Quando Seus discípulos Lhe perguntaram quem é o maior no Reino dos Céus, Jesus respondeu[6]:“aquele que se tornar humilde como uma criança, esse é o maior no Reino dos Céus”.

Adolfo, bispo de Argel pergunta[7]:“(...) por que há de cada um querer elevar-se acima de seu irmão?” 

Ele mesmo responde: “(...) quando o orgulho chega ao extremo, tem-se um indício de queda próxima, porquanto Deus nunca deixa de castigar os soberbos. Se por vezes consente que eles subam, é para lhes dar tempo à reflexão e a que se emendem, sob os golpes que de quando em quando lhes desfere no orgulho para adverti-los. Mas, em lugar de se humilharem, eles se revoltam. Então, cheia a medida, Deus os abate completamente e tanto mais horrível lhes é a queda, quanto mais alto hajam subido.

Pobre raça humana, cujo egoísmo corrompeu todas as sendas, toma novamente coragem, apesar de tudo. Em sua misericórdia infinita Deus te envia poderoso remédio para os teus males, um inesperado socorro à tua miséria. Abre os olhos à luz: aqui estão as almas dos que já não vivem na Terra e que te vêm chamar ao cumprimento dos deveres reais. Eles te dirão, com a autoridade da experiência, quanto as vaidades e as grandezas da vossa passageira existência são mesquinhas a par da Eternidade. Dir-te-ão que, lá, o maior é aquele que haja sido o mais humilde entre os pequenos deste mundo; que aquele que mais amou os seus irmãos será também o mais amado no céu; que os poderosos da Terra, se abusaram da sua autoridade, ver-se-ão reduzidos a obedecer aos seus servos; que, finalmente, a humildade e a caridade, irmãs que andam sempre de mãos dadas, são os meios mais eficazes de se obter graça diante do Eterno”.

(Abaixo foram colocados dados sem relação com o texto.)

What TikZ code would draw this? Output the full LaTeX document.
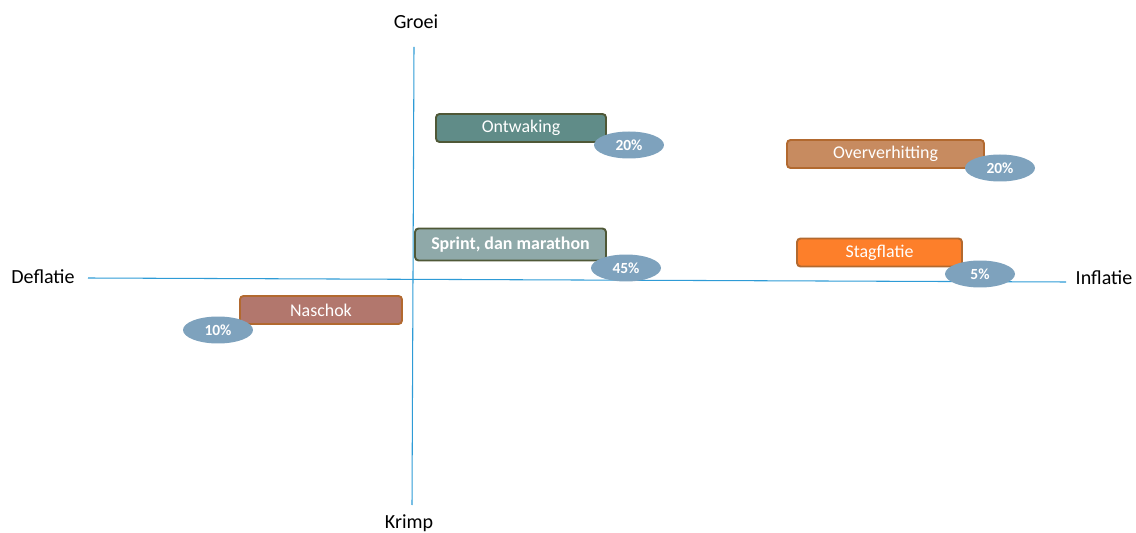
\documentclass[tikz,border=0pt]{standalone}
\usepackage{fontspec}
\setmainfont{Carlito}
\usetikzlibrary{shapes}
\definecolor{axisblue}{HTML}{2E9BD6}
\definecolor{pctblue}{HTML}{7EA2BD}
\definecolor{olive}{HTML}{4F5837}
\definecolor{rust}{HTML}{B2692F}
\definecolor{teal}{HTML}{608C88}
\definecolor{sage}{HTML}{8FA9A9}
\definecolor{rose}{HTML}{B2776D}
\definecolor{tan}{HTML}{C78B60}
\definecolor{blaze}{HTML}{FD7F2A}

\begin{document}
\begin{tikzpicture}[x=0.02cm, y=-0.02cm, axis/.style={draw=axisblue, line width=0.6pt}, lbl/.style={font=\fontsize{11.4}{13}\selectfont}, scen/.style={draw, line width=1.1pt, rounded corners=2pt, text=white, font=\fontsize{10.2}{12}\selectfont, minimum height=0.56cm, inner sep=0pt}, pct/.style={ellipse, fill=pctblue, text=white, font=\bfseries\fontsize{8.8}{10}\selectfont, minimum width=1.4cm, minimum height=0.54cm, inner sep=0pt}]
  \useasboundingbox (0,0) rectangle (1136,533);
  % axes
  \coordinate (top) at (414,47);
  \coordinate (bottom) at (412,505);
  \coordinate (left) at (88,278);
  \coordinate (right) at (1066,282);
  \draw[axis] (top) -- (bottom);
  \draw[axis] (left) -- (right);
  \node[lbl] (groei) at (416,22) {Groei};
  \node[lbl] (krimp) at (409,523) {Krimp};
  \node[lbl] (deflatie) at (43,277) {Deflatie};
  \node[lbl] (inflatie) at (1104,278) {Inflatie};
  % scenarios
  \node[scen, fill=teal, draw=olive, minimum width=3.4cm] (ontwaking) at (521,128) {Ontwaking};
  \node[pct] (p1) at (629,145) {20\%};
  \node[scen, fill=sage, draw=olive, minimum width=3.82cm, minimum height=0.64cm, font=\bfseries\fontsize{10.2}{12}\selectfont] (sprint) at (510.5,244.5) {Sprint, dan marathon};
  \node[pct] (p2) at (626,268) {45\%};
  \node[scen, fill=rose, draw=rust, minimum width=3.24cm] (naschok) at (321,310) {Naschok};
  \node[pct] (p3) at (218,330) {10\%};
  \node[scen, fill=tan, draw=rust, minimum width=3.94cm] (overhit) at (885.5,154) {Oververhitting};
  \node[pct] (p4) at (1000,168) {20\%};
  \node[scen, fill=blaze, draw=rust, minimum width=3.3cm] (stag) at (879.5,252.5) {Stagflatie};
  \node[pct] (p5) at (980,274) {5\%};
\end{tikzpicture}
\end{document}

Com sua aguçada perspicácia e não menos superlativa sensibilidade, o Espírito Eros aduz com propriedade e sabedoria[8]: “(...) O verdadeiro poder é aquele que se irradia em vibrações de paz, irrigando a vida com o amor; o que se caracteriza pela suavidade da sua força; que se deixa conduzir por toda parte sem causar preocupação nem temor; que oferece confiança e concede proteção; que está presente e não impõe os­tentação; é natural, porque se conhece, resistindo a todas as investidas do mal através da não violência.

No mundo, o poder corrompe vidas, envenena almas, dilacera sentimentos, entorpece o caráter, macula as virtudes... Quanto atinge, contamina, terminando por vitimar aquele que o utiliza, quase sempre desordenadamente. Apresenta-se no disfarce da beleza, da fortuna, da sociedade, da política, da cultura vaidosa, da religião temerária...

Com a facilidade que alça ao pináculo da glória, da fama, da dominação, conduz ao corredor sombrio e estreito da loucura, do abandono, do crime e da morte...

O poder humano, considerado e temido, é nevoa que o calor do tempo dilui. Consiste em um empréstimo-provação das Soberanas Leis, para ser usado de forma edificante na construção do progresso e na sustentação das vidas. Os seus usuários, entretanto, raramente utilizam-no com sabedoria, sucumbindo sob a sua tormentosa constrição.

O homem que realmente pode é aquele que se domina, sem aos outros submeter; que se supera, sem aos demais vencer; que se liberta, a todos oferecendo campo para a própria ventura.

O único poder real é Deus.Transitórios, são todos os demais, que resultam da ilusão de amealhar, de dispor de servi­dores e áulicos, de soldados e bajuladores, pois que a morte a todos vencerá, igualando-os na horizontal do túmulo.

O poder do Espírito sobre si mesmo, haurido na meditação, na prece, na ação do bem, na autoiluminação, é o que nunca se perde, nem se decompõe, nem aflige. O poder moral, este sim, fomenta vida”. 


 

[1] - Jo., 19:10 e 11.

[2] - Jo., 8:28.

[3] - KARDEC, Allan. O Livro dos Médiuns. 71. ed. Rio [de Janeiro]: FEB, 2003, 2ª parte, cap. XXVI, item 294, § 29.

[4] - KARDEC, Allan. O Evangelho seg. o Espiritismo. 129. ed. Rio [de Janeiro]: FEB, 2009, cap. VII, item 11, § 6º.

[5] - Jo., 3:27 e 30.

[6] - Mt., 18:1 e 4.

[7] - KARDEC, Allan. O Evangelho seg. o Espiritismo. 129. ed. Rio: FEB, 2009, cap VII, item 12, § 4º e seguintes.

[8] - FRANCO, Divaldo Pereira.  A um passo da imortalidade.  Salvador: LEAL, 1989, p. 23 e 24.